Namun, sangat tidak mungkin pasangan calon dapat menang hanya dalam satu putaran, mengingat tidak ada seorang pun yang menjadi petahana dan peringkat popularitas para kandidat saat ini berkisar antara 20 hingga 36%.


"Di dalam aturan pemilu Indonesia, jika tidak ada satupun yang memperoleh suara lebih dari 50% plus satu, maka dua pasangan yang memperoleh suara terbanyak akan mengikuti pemungutan suara putaran kedua," tulisnya.


"Karena tidak ada jajak pendapat yang menunjukkan peringkat popularitas pasangan tersebut lebih dari 50%, Indonesia kemungkinan akan melakukan pemungutan suara pada putaran kedua pada tanggal 26 Juni tahun depan," tambahnya.


"Menurut jajak pendapat Lembaga Survei Indonesia (LSI) pada tanggal 22 Oktober, Prabowo dan Gibran memimpin dengan perolehan 35,9%. Ini diikuti oleh Ganjar dan Mahfud dengan 26,1%. Di posisi ketiga ada Anies dan Cak Imin yang rating popularitasnya 19,6%," ujarnya CNA lagi.


Media tersebut juga mencantumkan opini sejumlah pengamat.

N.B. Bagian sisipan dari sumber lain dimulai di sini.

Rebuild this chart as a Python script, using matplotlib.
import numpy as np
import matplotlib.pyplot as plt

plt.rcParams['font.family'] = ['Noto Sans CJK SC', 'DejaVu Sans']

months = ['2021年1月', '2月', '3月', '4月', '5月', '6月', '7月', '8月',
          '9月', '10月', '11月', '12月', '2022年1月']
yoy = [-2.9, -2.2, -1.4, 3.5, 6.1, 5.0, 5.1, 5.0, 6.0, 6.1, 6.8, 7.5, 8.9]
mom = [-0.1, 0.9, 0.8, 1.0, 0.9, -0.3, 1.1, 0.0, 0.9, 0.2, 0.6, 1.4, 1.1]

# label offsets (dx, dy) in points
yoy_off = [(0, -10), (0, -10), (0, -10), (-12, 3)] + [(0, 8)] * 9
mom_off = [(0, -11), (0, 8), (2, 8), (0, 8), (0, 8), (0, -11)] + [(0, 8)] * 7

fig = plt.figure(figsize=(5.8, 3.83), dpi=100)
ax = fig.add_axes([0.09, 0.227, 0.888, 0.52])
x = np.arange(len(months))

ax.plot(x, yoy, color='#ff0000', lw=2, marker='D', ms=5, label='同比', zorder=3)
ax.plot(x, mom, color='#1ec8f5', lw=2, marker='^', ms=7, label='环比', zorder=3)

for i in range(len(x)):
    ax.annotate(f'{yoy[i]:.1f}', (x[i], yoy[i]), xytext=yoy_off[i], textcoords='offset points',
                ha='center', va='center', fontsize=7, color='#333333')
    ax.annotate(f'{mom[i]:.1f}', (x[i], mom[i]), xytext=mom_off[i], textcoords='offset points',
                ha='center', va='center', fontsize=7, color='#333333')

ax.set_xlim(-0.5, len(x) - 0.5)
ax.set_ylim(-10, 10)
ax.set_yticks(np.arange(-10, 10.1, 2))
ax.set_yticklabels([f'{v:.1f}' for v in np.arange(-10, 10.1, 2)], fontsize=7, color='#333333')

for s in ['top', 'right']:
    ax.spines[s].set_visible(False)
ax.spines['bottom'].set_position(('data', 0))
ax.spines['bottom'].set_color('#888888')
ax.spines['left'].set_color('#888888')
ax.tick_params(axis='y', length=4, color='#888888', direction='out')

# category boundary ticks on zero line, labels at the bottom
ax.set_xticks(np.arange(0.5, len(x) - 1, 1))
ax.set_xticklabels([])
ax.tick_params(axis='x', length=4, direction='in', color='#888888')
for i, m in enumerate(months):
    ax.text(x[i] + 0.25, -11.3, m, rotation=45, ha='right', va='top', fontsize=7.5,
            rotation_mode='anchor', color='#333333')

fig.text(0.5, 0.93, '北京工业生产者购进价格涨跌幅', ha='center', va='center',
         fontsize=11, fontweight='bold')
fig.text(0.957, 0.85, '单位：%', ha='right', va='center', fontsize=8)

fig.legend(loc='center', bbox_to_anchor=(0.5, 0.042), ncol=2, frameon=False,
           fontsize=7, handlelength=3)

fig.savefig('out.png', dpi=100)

Di antaranya risiko-risiko yang muncul dari pilpres.


Salah satunya, resiko pemuka agama akan lebih banyak tereksploitasi karena jumlah pengikutnya yang banyak. 

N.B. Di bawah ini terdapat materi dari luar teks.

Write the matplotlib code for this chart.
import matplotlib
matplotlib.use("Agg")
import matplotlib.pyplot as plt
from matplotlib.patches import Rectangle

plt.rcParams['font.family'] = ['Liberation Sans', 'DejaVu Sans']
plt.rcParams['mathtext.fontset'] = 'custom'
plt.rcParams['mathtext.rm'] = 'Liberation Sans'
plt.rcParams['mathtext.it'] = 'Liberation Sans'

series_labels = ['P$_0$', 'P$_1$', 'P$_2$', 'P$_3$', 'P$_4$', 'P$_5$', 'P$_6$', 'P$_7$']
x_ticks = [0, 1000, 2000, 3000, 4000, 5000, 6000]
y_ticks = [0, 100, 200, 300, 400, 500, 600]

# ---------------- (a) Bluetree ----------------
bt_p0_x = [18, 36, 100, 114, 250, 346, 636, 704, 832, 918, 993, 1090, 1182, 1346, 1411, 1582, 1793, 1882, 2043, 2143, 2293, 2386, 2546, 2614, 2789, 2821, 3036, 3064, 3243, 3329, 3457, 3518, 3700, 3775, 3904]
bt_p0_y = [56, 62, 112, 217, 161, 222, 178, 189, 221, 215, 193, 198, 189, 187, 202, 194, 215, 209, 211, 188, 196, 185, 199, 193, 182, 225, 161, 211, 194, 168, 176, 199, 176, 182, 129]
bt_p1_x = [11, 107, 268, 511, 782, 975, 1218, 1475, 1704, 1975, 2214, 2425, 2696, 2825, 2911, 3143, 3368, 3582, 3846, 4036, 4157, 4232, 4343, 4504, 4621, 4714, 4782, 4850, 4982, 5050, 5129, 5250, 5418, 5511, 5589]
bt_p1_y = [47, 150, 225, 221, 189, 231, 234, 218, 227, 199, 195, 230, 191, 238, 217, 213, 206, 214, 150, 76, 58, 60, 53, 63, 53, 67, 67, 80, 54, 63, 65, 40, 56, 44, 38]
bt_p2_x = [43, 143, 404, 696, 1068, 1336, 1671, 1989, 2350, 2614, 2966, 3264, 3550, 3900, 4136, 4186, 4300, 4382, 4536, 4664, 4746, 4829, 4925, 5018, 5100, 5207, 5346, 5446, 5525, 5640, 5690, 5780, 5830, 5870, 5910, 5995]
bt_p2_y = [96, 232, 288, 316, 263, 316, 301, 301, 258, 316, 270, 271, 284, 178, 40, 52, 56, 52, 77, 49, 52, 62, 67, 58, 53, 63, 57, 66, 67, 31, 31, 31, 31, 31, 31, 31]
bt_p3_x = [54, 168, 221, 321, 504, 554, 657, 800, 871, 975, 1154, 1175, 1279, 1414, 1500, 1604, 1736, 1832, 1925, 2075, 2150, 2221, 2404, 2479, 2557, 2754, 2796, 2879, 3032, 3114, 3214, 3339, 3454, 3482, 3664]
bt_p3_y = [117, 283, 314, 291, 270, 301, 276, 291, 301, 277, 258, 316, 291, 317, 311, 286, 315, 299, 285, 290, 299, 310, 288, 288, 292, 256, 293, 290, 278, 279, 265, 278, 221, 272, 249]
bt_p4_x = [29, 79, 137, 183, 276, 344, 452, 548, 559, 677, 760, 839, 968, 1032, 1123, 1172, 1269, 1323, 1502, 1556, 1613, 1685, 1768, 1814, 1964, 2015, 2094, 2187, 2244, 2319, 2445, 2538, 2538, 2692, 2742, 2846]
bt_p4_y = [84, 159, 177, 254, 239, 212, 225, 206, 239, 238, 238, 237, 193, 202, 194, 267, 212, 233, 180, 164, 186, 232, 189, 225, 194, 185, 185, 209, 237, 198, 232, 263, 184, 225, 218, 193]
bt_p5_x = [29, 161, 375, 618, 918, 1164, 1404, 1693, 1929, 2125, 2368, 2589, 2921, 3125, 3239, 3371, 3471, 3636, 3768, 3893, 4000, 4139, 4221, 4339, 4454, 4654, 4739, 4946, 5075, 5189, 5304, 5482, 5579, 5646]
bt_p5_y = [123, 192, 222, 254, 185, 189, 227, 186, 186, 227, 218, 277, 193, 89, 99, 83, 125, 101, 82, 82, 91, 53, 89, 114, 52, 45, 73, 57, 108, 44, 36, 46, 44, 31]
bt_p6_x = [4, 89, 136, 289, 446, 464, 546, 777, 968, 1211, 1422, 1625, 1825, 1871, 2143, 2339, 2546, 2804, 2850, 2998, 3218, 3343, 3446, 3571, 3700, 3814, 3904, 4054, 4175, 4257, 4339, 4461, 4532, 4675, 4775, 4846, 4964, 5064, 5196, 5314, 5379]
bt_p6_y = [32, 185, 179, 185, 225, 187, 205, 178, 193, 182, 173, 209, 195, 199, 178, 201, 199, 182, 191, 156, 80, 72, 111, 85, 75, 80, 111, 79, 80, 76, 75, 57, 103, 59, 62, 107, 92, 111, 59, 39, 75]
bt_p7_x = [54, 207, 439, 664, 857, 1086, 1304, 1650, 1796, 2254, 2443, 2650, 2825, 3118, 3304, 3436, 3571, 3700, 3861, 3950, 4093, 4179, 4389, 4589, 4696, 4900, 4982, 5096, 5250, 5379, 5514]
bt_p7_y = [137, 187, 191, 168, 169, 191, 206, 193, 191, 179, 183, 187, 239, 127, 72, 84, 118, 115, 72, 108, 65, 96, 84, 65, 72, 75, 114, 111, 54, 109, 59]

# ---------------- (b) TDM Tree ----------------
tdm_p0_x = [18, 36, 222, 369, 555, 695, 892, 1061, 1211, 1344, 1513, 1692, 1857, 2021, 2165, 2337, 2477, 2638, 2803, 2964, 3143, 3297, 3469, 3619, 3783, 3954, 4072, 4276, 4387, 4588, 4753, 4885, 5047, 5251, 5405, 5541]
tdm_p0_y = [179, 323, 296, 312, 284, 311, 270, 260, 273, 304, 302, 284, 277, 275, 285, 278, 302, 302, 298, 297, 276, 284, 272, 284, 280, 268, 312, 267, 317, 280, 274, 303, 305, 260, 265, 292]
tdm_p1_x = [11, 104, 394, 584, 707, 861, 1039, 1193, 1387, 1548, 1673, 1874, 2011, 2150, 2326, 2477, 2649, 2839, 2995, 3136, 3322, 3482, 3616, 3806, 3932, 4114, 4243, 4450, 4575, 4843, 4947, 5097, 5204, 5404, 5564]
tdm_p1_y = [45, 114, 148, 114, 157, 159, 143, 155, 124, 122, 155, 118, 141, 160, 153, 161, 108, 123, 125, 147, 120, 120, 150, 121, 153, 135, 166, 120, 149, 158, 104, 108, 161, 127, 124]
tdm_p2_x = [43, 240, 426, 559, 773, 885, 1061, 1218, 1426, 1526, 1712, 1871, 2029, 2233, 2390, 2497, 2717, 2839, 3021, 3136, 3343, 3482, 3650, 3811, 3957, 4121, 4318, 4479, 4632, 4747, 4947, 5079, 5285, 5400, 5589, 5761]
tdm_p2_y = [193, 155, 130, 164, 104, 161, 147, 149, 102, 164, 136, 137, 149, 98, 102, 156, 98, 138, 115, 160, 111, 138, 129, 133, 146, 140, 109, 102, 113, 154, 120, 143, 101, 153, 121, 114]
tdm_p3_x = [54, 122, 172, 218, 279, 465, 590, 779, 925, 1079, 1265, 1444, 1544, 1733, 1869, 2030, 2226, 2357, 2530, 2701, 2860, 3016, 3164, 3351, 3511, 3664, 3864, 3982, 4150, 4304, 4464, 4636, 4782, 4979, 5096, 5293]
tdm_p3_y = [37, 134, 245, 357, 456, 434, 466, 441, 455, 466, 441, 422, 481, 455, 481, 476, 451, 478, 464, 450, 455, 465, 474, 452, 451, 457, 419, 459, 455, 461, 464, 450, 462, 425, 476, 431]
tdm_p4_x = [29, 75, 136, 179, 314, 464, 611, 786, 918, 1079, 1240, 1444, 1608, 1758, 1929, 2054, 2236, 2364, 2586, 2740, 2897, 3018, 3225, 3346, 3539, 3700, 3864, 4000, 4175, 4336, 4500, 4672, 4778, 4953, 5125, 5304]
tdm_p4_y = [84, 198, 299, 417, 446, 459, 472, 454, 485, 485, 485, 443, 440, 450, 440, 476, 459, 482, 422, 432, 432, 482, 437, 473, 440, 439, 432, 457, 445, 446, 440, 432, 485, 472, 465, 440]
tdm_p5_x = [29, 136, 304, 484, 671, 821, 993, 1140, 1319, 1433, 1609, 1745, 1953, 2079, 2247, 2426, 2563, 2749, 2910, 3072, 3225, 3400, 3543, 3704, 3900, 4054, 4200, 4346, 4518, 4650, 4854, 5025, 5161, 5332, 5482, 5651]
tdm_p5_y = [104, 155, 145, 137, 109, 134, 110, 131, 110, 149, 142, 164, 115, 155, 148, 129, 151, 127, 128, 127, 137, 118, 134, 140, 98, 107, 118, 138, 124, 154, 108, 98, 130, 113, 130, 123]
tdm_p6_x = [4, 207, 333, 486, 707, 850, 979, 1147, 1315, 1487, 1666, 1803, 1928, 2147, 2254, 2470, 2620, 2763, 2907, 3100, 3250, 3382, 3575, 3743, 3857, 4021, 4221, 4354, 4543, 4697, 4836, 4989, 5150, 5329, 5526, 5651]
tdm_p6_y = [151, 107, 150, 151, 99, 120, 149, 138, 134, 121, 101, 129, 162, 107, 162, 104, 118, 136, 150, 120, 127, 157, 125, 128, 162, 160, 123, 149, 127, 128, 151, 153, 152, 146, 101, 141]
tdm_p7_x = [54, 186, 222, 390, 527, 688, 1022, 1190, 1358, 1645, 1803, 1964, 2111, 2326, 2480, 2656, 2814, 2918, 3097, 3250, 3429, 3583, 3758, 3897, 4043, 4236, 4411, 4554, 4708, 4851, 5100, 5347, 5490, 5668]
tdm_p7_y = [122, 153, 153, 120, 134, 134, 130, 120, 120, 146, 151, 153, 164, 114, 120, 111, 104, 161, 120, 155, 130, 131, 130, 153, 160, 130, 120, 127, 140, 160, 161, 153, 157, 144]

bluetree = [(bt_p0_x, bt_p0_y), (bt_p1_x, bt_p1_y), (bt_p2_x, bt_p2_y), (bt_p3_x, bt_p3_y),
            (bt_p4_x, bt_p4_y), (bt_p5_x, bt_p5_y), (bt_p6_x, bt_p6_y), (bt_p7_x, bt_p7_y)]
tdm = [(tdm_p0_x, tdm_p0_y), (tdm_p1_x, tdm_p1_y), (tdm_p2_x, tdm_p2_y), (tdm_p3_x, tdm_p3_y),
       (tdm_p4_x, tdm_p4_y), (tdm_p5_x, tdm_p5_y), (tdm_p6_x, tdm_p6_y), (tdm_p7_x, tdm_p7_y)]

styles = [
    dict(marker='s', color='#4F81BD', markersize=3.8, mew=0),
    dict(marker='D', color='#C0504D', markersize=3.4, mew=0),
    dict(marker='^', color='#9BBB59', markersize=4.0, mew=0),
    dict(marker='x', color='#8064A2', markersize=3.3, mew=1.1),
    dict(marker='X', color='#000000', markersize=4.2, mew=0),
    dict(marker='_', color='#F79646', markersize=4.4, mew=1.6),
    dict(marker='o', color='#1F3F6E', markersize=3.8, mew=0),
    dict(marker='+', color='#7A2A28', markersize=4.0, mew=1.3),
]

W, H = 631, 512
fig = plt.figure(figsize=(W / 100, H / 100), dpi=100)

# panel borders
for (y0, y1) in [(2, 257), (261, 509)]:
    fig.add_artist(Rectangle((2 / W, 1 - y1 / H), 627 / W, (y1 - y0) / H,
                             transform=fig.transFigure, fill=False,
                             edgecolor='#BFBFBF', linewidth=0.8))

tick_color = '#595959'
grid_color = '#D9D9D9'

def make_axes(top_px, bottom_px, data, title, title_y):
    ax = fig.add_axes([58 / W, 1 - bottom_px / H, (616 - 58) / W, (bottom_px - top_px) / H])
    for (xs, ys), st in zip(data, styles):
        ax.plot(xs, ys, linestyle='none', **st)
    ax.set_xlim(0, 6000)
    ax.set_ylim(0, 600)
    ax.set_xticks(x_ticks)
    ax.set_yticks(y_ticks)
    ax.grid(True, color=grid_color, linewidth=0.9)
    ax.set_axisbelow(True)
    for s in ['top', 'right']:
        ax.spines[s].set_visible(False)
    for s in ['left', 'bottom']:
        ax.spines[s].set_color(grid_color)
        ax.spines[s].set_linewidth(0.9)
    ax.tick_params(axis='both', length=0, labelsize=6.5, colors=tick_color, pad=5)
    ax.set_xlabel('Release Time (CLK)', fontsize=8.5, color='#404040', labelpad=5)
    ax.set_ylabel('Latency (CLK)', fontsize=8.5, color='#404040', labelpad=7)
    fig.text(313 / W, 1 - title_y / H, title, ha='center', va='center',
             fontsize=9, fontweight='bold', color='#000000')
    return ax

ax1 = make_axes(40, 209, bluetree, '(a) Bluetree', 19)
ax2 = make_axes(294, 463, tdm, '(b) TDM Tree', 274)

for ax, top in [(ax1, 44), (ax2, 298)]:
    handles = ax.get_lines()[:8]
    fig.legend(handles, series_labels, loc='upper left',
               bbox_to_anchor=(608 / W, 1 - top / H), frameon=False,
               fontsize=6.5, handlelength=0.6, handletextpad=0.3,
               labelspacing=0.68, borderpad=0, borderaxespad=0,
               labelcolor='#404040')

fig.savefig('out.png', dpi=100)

Ini setidaknya dimuat CNA merujuk pendapat dosen hukum pemilu Universitas Indonesia (UI) Titi Anggraini.


"Jika ada tiga kandidat, akan lebih banyak orang yang ingin mendapatkan dukungan dari para pemimpin tersebut. Para kandidat akan berusaha semaksimal mungkin untuk memenangkan mereka," kata Titi sebagaimana dilaporkan kantor berita itu.


Meski undang-undang pemilu melarang tempat ibadah digunakan untuk kampanye, ada area abu-abu. Di mana Badan Pengawas Pemilu (BAWASLU) akan kesulitan menentukan pelanggarannya.


"Karena, misalnya, tidak ada larangan mengunjungi pesantren, dan kita semua tahu pihak berwenang tidak punya banyak akses ke pesantren," tambah Titi.


Pesantren merupakan tempat banyak pemuka agama menghabiskan waktunya. Mereka dihormati oleh para pelajar yang kemungkinan besar akan menjadi pemilih pemula. Apapun yang dikatakan pemimpin, kemungkinan besar siswa akan mengikuti.


"Jadi kalau ada tokoh agama yang mendukung calon tertentu, maka siswa bisa memilih orang yang sama," muat CNA mengutipnya lagi.


Identitas politik juga akan digunakan semaksimal mungkin untuk mendulang suara. Akibatnya, kemungkinan besar masyarakat akan menjadi lebih terpolarisasi dibandingkan pemilu-pemilu sebelumnya pada tahun 2019, di mana Islam digunakan sebagai alat kampanye meskipun baik Jokowi maupun Prabowo beragama Islam.


"Kaum nasionalis akan menampilkan dirinya sebagai orang yang religius, sedangkan kaum Islamis akan menonjolkan nasionalismenya tanpa meninggalkan identitas keislamannya," kutip CNA lagi memuat pendapat Titi.